King Hassan discussed his strong desire for and an obvious focus on the importance of a speedy process to create a strategic relationship with the Alternance government, with the goal of advancing a democratic, prosperous, and stable Morocco. He saw this as being in the mutual interest of both countries.
That meeting was the beginning of a strategic dialogue between the US and Moroccan governments to support programs and policies that advanced political reforms, decentralization, economic opportunity and growth, and military cooperation.
Following the death of King Hassan II, King Mohammed VI would put this process into high gear, announcing a year later an official strategic partnership involving political, social, and economic programs supported by the US, as well as a new military alliance, the Defense Cooperation Council (DCC). He would initiate a dialogue with NATO, making Morocco a Non-NATO ally, and having it participate with the US in several significant anti-terrorism coalitions. In 2004, Morocco would also sign a rare US free trade agreement.

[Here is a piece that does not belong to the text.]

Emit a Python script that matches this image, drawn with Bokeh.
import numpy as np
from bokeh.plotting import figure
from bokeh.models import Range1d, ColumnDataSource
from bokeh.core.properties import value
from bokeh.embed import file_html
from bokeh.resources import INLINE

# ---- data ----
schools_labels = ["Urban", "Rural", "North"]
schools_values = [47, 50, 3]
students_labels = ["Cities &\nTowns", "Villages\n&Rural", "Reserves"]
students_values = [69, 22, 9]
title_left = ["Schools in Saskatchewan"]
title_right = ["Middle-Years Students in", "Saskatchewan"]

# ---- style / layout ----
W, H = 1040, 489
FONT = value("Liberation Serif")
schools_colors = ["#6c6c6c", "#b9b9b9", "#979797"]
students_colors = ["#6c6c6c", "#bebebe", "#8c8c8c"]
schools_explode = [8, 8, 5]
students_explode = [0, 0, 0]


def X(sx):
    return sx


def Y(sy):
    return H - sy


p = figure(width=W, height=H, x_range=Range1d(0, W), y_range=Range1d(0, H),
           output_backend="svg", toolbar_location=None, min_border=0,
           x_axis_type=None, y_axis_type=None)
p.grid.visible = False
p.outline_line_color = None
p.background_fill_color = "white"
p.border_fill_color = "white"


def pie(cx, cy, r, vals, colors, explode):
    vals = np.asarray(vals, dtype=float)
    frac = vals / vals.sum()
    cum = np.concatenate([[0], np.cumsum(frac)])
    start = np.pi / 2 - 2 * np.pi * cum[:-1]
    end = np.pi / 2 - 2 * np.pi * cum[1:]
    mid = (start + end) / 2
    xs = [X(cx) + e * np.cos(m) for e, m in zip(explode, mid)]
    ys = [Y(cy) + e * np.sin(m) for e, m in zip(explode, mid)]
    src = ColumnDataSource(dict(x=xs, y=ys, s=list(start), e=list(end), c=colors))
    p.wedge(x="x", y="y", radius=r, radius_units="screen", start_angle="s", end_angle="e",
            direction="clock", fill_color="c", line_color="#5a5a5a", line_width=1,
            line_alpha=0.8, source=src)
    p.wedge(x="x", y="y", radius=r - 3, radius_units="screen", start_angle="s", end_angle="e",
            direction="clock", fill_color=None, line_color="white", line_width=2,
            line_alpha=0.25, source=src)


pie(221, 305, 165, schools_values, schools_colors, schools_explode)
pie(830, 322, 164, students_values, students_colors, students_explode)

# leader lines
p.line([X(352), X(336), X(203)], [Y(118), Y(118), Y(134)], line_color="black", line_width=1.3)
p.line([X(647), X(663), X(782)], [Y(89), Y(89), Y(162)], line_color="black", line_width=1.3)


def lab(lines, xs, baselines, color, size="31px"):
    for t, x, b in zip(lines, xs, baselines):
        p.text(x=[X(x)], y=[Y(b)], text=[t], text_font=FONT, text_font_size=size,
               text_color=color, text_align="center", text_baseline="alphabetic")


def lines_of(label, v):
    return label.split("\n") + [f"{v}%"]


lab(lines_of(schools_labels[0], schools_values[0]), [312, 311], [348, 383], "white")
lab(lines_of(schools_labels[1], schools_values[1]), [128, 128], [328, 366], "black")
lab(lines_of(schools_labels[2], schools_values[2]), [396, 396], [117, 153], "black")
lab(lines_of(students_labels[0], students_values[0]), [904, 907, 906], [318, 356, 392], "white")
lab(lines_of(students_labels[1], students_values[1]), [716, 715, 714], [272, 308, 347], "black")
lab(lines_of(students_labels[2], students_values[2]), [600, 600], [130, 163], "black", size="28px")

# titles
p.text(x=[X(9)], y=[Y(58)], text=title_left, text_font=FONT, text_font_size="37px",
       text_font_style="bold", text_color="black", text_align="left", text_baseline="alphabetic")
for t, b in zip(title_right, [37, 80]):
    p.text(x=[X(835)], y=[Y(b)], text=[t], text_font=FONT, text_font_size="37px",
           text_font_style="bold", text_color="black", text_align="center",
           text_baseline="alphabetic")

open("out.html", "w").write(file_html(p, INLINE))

With economic reform would come increased trade between our two countries, which would triple in the next few years. The achievements of the past twenty years, during King Mohammed’s reign, are impressive, consolidating economic and political progress, while advancing the civil rights of its citizens. The King has said there is more work to do, but today Morocco serves as an example of reform and change in the Middle East and North Africa.

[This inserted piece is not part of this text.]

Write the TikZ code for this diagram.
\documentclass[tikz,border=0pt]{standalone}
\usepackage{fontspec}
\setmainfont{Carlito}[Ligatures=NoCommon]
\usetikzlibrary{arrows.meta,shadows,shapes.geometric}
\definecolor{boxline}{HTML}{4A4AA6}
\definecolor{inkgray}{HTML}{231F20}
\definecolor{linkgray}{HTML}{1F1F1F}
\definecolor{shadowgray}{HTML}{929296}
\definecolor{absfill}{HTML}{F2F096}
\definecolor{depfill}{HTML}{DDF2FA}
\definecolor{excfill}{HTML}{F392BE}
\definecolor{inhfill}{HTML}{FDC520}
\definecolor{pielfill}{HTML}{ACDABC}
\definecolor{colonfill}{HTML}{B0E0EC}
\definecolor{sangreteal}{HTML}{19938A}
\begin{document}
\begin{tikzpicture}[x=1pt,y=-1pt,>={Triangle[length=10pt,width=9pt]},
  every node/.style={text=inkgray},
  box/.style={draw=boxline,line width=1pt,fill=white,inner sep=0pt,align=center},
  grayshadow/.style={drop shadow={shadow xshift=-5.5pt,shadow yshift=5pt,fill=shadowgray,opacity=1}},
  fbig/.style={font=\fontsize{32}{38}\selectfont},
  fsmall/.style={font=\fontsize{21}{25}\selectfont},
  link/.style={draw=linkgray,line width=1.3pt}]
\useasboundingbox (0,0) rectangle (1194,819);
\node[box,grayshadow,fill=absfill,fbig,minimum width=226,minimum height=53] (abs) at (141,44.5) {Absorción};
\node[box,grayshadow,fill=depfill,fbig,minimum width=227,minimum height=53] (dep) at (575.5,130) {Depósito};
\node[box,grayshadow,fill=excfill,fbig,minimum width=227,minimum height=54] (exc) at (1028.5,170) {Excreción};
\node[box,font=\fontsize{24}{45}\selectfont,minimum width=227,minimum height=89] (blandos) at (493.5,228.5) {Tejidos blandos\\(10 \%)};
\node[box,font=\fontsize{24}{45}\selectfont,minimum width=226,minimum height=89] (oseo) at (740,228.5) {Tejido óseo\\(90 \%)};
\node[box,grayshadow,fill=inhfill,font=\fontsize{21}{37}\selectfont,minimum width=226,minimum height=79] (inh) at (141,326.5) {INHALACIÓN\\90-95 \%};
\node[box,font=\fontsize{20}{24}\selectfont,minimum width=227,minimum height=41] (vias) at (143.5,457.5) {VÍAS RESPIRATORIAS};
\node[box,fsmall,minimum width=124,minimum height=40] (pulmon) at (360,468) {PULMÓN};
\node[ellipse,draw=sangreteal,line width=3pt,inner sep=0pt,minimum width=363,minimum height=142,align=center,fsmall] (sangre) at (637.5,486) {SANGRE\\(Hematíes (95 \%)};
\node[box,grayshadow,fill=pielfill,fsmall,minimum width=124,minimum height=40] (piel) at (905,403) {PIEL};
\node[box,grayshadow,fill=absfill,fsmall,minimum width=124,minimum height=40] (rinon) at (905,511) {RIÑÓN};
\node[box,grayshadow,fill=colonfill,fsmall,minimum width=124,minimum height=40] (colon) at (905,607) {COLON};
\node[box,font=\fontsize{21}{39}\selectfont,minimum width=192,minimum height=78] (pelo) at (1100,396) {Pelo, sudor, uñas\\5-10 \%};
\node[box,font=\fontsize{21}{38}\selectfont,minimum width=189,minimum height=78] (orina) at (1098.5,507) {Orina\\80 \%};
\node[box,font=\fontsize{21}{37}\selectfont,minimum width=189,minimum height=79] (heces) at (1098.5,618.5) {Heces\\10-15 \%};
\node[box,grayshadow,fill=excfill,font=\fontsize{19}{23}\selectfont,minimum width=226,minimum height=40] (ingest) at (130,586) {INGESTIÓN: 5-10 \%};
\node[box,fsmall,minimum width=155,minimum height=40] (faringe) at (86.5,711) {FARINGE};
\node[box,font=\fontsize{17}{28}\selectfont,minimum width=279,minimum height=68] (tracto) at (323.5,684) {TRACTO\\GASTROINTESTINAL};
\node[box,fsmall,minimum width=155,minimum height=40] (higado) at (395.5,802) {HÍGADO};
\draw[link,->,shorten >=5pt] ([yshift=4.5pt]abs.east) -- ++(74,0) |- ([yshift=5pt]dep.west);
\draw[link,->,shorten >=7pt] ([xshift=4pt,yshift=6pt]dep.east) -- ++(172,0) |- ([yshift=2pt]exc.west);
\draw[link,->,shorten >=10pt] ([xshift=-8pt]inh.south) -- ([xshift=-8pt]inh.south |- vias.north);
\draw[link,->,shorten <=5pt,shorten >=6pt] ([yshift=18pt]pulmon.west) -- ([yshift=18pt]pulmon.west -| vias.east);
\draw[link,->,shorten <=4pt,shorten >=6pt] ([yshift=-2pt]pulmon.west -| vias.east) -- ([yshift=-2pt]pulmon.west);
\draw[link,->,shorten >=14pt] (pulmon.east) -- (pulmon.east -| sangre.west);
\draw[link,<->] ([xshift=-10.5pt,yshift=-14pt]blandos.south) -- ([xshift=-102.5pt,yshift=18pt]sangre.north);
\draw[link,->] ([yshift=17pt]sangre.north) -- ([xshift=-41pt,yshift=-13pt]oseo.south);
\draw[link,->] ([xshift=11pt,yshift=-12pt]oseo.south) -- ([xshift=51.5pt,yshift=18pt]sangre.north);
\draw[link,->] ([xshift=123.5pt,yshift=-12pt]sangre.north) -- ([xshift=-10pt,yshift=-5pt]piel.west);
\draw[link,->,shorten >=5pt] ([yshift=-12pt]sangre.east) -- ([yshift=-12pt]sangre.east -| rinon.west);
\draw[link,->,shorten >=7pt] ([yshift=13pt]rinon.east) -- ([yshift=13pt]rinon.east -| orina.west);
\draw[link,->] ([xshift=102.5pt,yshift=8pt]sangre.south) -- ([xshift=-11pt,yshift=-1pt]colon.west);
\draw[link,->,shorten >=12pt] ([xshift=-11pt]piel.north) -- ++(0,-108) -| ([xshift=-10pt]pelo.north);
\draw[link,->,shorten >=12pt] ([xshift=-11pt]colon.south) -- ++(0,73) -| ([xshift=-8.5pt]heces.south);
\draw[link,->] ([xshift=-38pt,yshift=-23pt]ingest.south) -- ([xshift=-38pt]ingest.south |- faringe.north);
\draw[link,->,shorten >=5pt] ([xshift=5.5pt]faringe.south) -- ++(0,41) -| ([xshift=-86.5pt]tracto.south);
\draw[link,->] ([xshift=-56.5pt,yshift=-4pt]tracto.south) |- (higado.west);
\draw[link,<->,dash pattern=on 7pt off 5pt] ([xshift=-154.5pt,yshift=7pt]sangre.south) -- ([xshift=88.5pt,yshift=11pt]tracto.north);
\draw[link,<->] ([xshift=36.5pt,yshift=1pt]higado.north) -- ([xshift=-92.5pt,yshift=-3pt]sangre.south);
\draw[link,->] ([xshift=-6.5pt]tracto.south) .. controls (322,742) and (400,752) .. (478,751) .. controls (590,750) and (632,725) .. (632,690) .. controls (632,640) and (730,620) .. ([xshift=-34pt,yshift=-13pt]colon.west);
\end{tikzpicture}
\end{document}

Moroccan kings have thus played an important role in significant international events during the past two hundred years, and have been dependable friends of the United States. Morocco’s military, security, and political standing in the region play an important role in support of US interests, and, more recently, it has demonstrated that it shares many of the same valuesin advancing democratic and economic openness in the region. This is the kind of friend that has proven itself, and can be counted on in the twenty-first century.